Commentary|Videos|December 7, 2025

Emerging Data Suggest Select Benefit for Venetoclax in MDS: Ivo Carre, PhD

Fact checked by: Rose McNulty

Ivo Carre, PhD, shares subgroup data that points to potential benefit in younger patients with high-risk MDS.

The VERONA (NCT04401748) trial evaluating venetoclax with azacitidine in high-risk myelodysplastic syndromes (MDS) fell short of its primary goal, showing no significant advantage over azacitidine alone and prompting safety concerns in the first-line setting, explains Ivo Carre, PhD, a senior business analyst at Lifescience Dynamics. But new subgroup analyses presented at the American Society of Hematology (ASH) 2025 meeting may reveal a more complex picture.

This transcript was lightly edited; captions were auto-generated.

Transcript

With ASH expected to present new data on high-risk MDS, what are the most promising findings regarding the efficacy of venetoclax plus azacitidine?

The venetoclax plus azacitidine trial, which came from AbbVie and was titled VERONA, was actually quite an interesting one. So it failed, unfortunately, earlier this year, and we saw the initial data earlier; I believe it was in June at SOHO [Society of Hematologic Oncology] 2025. It basically showed that a ven-aza arm had no sort of significant difference to just azacitidine alone in high-risk MDS patients.

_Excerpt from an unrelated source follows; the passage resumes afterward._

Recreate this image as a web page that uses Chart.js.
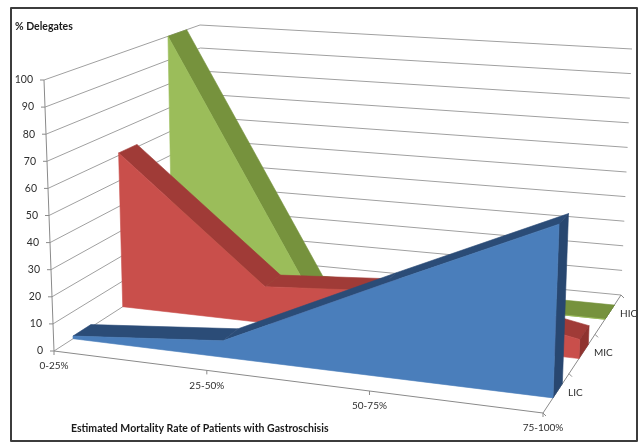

In itself, that is not great, given the fact that venetoclax comes with additional sorts of safety and tolerability issues, and the debate around whether or not it is still going to be useful or even pertinent to use venetoclax plus aza in the first-line treatment is now sort of the main debate.

But what we're seeing at ASH this year is a bit more sort of subgroup data, where they've sort of divided out the sort of population to stratify based on age firstly and then also blast counts. And it's in these patients that are younger than 75 and in patients with blast counts above 5% where, while not significant, there is a trend towards improved efficacy. And then on the alternative side, what they're also showing is that the trial was strangely sort of powered towards having high rates of deleterious mutations, TP53 being the main one, which may have skewed some of the initial data. When they do hazard ratio analysis, they show that in TP53 patients, specifically as well, there is no trend occurring towards increased efficacy. We sort of got this balance between there potentially being some effect in patients with more favorable sorts of mutations as well as sort of younger ages, but then perhaps excluding those deleterious mutations, there may be benefits as well.